Martin Johnson in The Telegraph wondered what was going off out there. "This Jerusalem business, according to an npower-sponsored media release, sprang from the `long held belief that Test matches needed that sense of international occasion'. Who comes up with this stuff? More likely it sprang from a boardroom meeting which began with the words: "Anyone got a gimmick?"
"And was the Holy Lamb of God, on England's pleasant pastures seen?", he asked, warming to his theme. "Well, no one in the media box saw him, though the bloke hailing a cab on the Pershore Road wearing a false beard and dark glasses did bear a mild resemblance to the chief executive of the England and Wales Cricket Board. `Taxi? Tim Lamb here. Bring me your chariot of fire, and get me out of here.'"
Meanwhile Stephen Bierley was dazzling readers of the The Guardian with his knowledge of 20th century literature. "The good folk of Birmingham were totally underwhelmed by the attempt to link William Blake's `Jerusalem' with their national team. However, if anybody could quickly dream up a tune for TS Eliot 's `Waste Land', it might catch on by the end of this match."
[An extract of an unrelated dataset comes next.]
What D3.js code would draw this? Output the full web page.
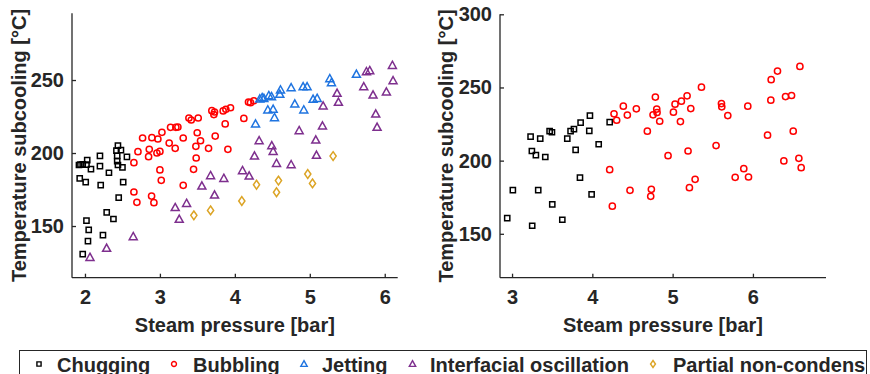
<!DOCTYPE html>
<html>
<head>
<meta charset="utf-8">
<script src="https://cdn.jsdelivr.net/npm/d3@7"></script>
<style>
  html, body { margin: 0; padding: 0; background: #fff; }
  svg { display: block; }
  text { font-family: "Liberation Sans", Arial, sans-serif; font-weight: bold; fill: #262626; }
</style>
</head>
<body>
<svg id="chart" width="870" height="374"></svg>
<script>
// Regime names and colours
const regimes = ["Chugging", "Bubbling", "Jetting", "Interfacial oscillation", "Partial non-condensable"];
const legendLabels = ["Chugging", "Bubbling", "Jetting", "Interfacial oscillation", "Partial non-condens"];
const regimeColors = ["#000000", "#ff0000", "#1f74e0", "#7e2f8e", "#dca425"];
const regimeShapes = ["square", "circle", "triangle", "triangle", "diamond"];

// Left panel: [steam pressure (bar), subcooling (°C)]
const leftChugging = [
  [1.92,191.8],[1.94,192.0],[1.97,192.2],[2.03,195.2],[2.02,192.0],[2.08,189.0],
  [2.20,198.0],[2.20,191.0],[2.32,186.5],[1.93,182.6],[2.01,180.0],[2.21,178.0],
  [2.44,205.0],[2.48,202.0],[2.42,201.6],[2.43,198.0],[2.43,194.5],[2.44,191.8],
  [2.50,190.2],[2.56,197.3],[2.51,180.0],[2.45,169.4],[2.29,159.4],[2.38,154.8],
  [2.24,143.8],[2.02,153.7],[2.05,147.3],[2.04,139.7],[1.97,130.8]
];
const leftBubbling = [
  [2.653,193.4],[2.707,200.9],[2.769,210.3],[2.893,210.5],[2.973,209.6],[3.027,214.2],
  [2.858,202.5],[2.849,197.5],[2.960,200.0],[3.000,201.1],[3.124,206.8],[3.142,217.6],
  [3.204,203.2],[3.213,217.6],[3.240,217.8],[3.311,210.3],[3.387,224.0],[3.418,222.6],
  [3.511,224.0],[3.498,213.9],[3.542,208.4],[3.480,204.6],[3.484,196.6],[3.649,203.2],
  [3.693,229.0],[3.729,228.1],[3.720,226.3],[3.738,211.6],[3.844,228.8],[3.880,229.9],
  [3.942,231.0],[3.871,219.9],[3.907,202.5],[4.120,223.7],[4.182,234.9],[4.209,234.5],
  [4.253,235.8],[3.000,188.4],[3.018,181.3],[3.311,177.9],[3.449,188.8],[2.653,173.3],
  [2.693,166.2],[2.889,170.5],[2.920,166.0]
];
const leftJetting = [
  [4.276,219.9],[4.333,237.0],[4.364,237.9],[4.387,237.4],[4.453,239.3],[4.489,238.6],
  [4.440,229.5],[4.511,230.0],[4.529,224.2],[4.609,243.2],[4.600,240.2],[4.751,244.7],
  [4.800,233.6],[4.911,245.4],[4.964,245.4],[4.920,229.5],[5.044,236.8],[5.098,237.4],
  [5.267,250.9],[5.289,248.2],[5.622,253.9]
];
const leftOscillation = [
  [2.067,128.5],[2.289,134.7],[2.644,142.7],[3.204,162.6],[3.258,154.6],[3.356,165.5],
  [3.560,177.4],[3.676,184.5],[3.729,171.2],[3.853,182.6],[4.102,187.9],[4.191,184.2],
  [4.262,197.9],[4.324,208.4],[4.493,205.0],[4.511,201.1],[4.556,192.9],[4.751,192.0],
  [4.858,215.3],[5.080,208.9],[5.089,198.4],[5.169,218.5],[5.178,232.2],[5.364,240.9],
  [5.382,234.7],[5.720,245.4],[5.756,255.7],[5.800,256.4],[5.844,239.7],[5.880,226.7],
  [5.898,217.6],[6.022,241.8],[6.102,260.0],[6.111,249.5]
];
const leftPartial = [
  [3.453,157.3],[3.676,160.7],[4.093,167.1],[4.289,178.3],[4.556,173.1],[4.582,181.1],
  [4.973,185.6],[5.036,179.2],[5.311,197.9]
];

// Right panel: [steam pressure (bar), subcooling (°C)]
const rightChugging = [
  [3.231,216.4],[3.351,215.0],[3.247,206.6],[3.297,203.7],[3.414,202.5],[3.468,220.1],
  [3.497,219.4],[3.688,215.1],[3.729,220.1],[3.771,221.5],[3.792,207.3],[3.854,226.0],
  [3.962,220.3],[3.970,230.8],[4.079,211.2],[4.216,226.3],[3.846,188.4],[3.010,179.9],
  [3.326,179.9],[3.501,170.1],[3.626,159.6],[3.991,176.9],[2.940,160.7],[3.251,155.5]
];
const rightBubbling = [
  [4.270,232.0],[4.303,227.6],[4.386,237.2],[4.436,231.1],[4.548,235.4],[4.685,220.1],
  [4.756,231.3],[4.785,243.4],[4.802,235.2],[4.806,232.9],[4.839,226.9],[5.010,233.1],
  [5.030,238.6],[5.097,226.7],[5.109,240.6],[5.180,244.3],[5.226,235.6],[5.359,250.2],
  [5.608,239.0],[5.612,236.8],[5.687,230.8],[5.936,237.2],[6.223,241.3],[6.227,255.3],
  [6.306,261.2],[6.406,243.8],[6.481,244.5],[6.585,264.4],[6.182,217.4],[6.502,220.1],
  [5.541,210.3],[5.192,206.6],[4.943,203.4],[4.216,193.8],[4.249,168.9],[4.469,179.7],
  [4.735,180.4],[4.727,175.6],[5.209,181.5],[5.280,187.2],[5.779,188.6],[5.886,194.5],
  [5.945,188.8],[6.385,199.8],[6.572,201.6],[6.601,195.2]
];

// Axis ticks
const leftXTicks = [2, 3, 4, 5, 6];
const leftYTicks = [150, 200, 250];
const rightXTicks = [3, 4, 5, 6];
const rightYTicks = [150, 200, 250, 300];

const axisColor = "#262626";
const svg = d3.select("#chart");

// Marker path generators, centred on the data point
const markerPath = {
  square:   s => { const h = 2.6 * s; return `M${-h},${-h}H${h}V${h}H${-h}Z`; },
  circle:   s => { const r = 3.1 * s; return `M${r},0A${r},${r} 0 1,1 ${-r},0A${r},${r} 0 1,1 ${r},0Z`; },
  triangle: s => `M0,${-4.2 * s}L${4 * s},${3 * s}L${-4 * s},${3 * s}Z`,
  diamond:  s => `M0,${-4.4 * s}L${3.1 * s},0L0,${4.4 * s}L${-3.1 * s},0Z`
};

function drawPanel(cfg) {
  const g = svg.append("g");
  const x = d3.scaleLinear().domain(cfg.xDomain).range(cfg.xRange);
  const y = d3.scaleLinear().domain(cfg.yDomain).range(cfg.yRange);

  // Series, drawn in regime order
  cfg.series.forEach(s => {
    const idx = regimes.indexOf(s.name);
    g.append("g").selectAll("path").data(s.data).join("path")
      .attr("d", markerPath[regimeShapes[idx]](1))
      .attr("transform", d => `translate(${x(d[0])},${y(d[1])})`)
      .attr("fill", "none")
      .attr("stroke", regimeColors[idx])
      .attr("stroke-width", 1.5);
  });

  // Axes with inward ticks
  const xAxis = d3.axisBottom(x).tickValues(cfg.xTicks).tickSize(-4).tickPadding(12).tickFormat(d3.format("d"));
  const yAxis = d3.axisLeft(y).tickValues(cfg.yTicks).tickSize(-4).tickPadding(8).tickFormat(d3.format("d"));

  const gx = g.append("g").attr("transform", `translate(0,${cfg.yRange[0]})`).call(xAxis);
  const gy = g.append("g").attr("transform", `translate(${cfg.xRange[0]},0)`).call(yAxis);
  [gx, gy].forEach(a => {
    a.select(".domain").attr("stroke", axisColor).attr("stroke-width", 1.3);
    a.selectAll(".tick line").attr("stroke", axisColor).attr("stroke-width", 1.3);
    a.selectAll(".tick text").attr("font-size", 20).attr("fill", axisColor)
      .attr("font-family", "'Liberation Sans', Arial, sans-serif").attr("font-weight", "bold");
  });
  gx.select(".domain").attr("d", `M${cfg.xRange[0]},0H${cfg.xRange[1]}`);
  gy.select(".domain").attr("d", `M0,${cfg.yRange[0]}V${cfg.yRange[1]}`);
  gx.selectAll(".tick text").attr("dy", "0.71em");

  // Axis titles
  g.append("text")
    .attr("x", (cfg.xRange[0] + cfg.xRange[1]) / 2)
    .attr("y", 331.5)
    .attr("text-anchor", "middle")
    .attr("font-size", 20)
    .text("Steam pressure [bar]");
  g.append("text")
    .attr("transform", `translate(${cfg.yLabelX},${(cfg.yRange[0] + cfg.yRange[1]) / 2}) rotate(-90)`)
    .attr("text-anchor", "middle")
    .attr("font-size", 20)
    .text("Temperature subcooling [°C]");
}

drawPanel({
  xDomain: [1.827, 6.173], xRange: [72, 397.7],
  yDomain: [114.6, 295.7], yRange: [277.7, 13.3],
  xTicks: leftXTicks, yTicks: leftYTicks, yLabelX: 25.5,
  series: [
    { name: "Chugging", data: leftChugging },
    { name: "Bubbling", data: leftBubbling },
    { name: "Jetting", data: leftJetting },
    { name: "Interfacial oscillation", data: leftOscillation },
    { name: "Partial non-condensable", data: leftPartial }
  ]
});

drawPanel({
  xDomain: [2.85, 6.91], xRange: [500, 826],
  yDomain: [120, 300], yRange: [277.7, 14.3],
  xTicks: rightXTicks, yTicks: rightYTicks, yLabelX: 453,
  series: [
    { name: "Chugging", data: rightChugging },
    { name: "Bubbling", data: rightBubbling }
  ]
});

// Legend (single row, boxed)
const legend = svg.append("g");
legend.append("rect")
  .attr("x", 19.5).attr("y", 350.5).attr("width", 847).attr("height", 40)
  .attr("fill", "#fff").attr("stroke", axisColor).attr("stroke-width", 1);
const legendMarkerX = [39, 174, 304, 412.5, 653];
const legendTextX = [57, 193, 322, 430, 673];
regimes.forEach((name, i) => {
  legend.append("path")
    .attr("d", markerPath[regimeShapes[i]](0.8))
    .attr("transform", `translate(${legendMarkerX[i]},364)`)
    .attr("fill", "none")
    .attr("stroke", regimeColors[i])
    .attr("stroke-width", 1.4);
  legend.append("text")
    .attr("x", legendTextX[i]).attr("y", 371.6)
    .attr("font-size", 20)
    .text(legendLabels[i]);
});
</script>
</body>
</html>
The Times quietly shook its head. "The gentle buzz of people talking among themselves, then pausing to concentrate as the bowler approaches, and perhaps gasp at a daring stroke, creates an atmosphere on its own," insisted Richard Hobson.
And amid it all Oliver Holt thought he had spotted the man responsible for the party falling flat - Nasser Hussain.
"As South Africa openers Graeme Smith and Herschelle Gibbs smashed record after record," he wrote in The Mirror, "all the optimism built up by Vaughan and Co. in the NatWest Series deflated as mournfully as a whoopee cushion under the weight of a fat man. The selectors should give Vaughan the job while the momentum is with him. It is time for them to seize the moment."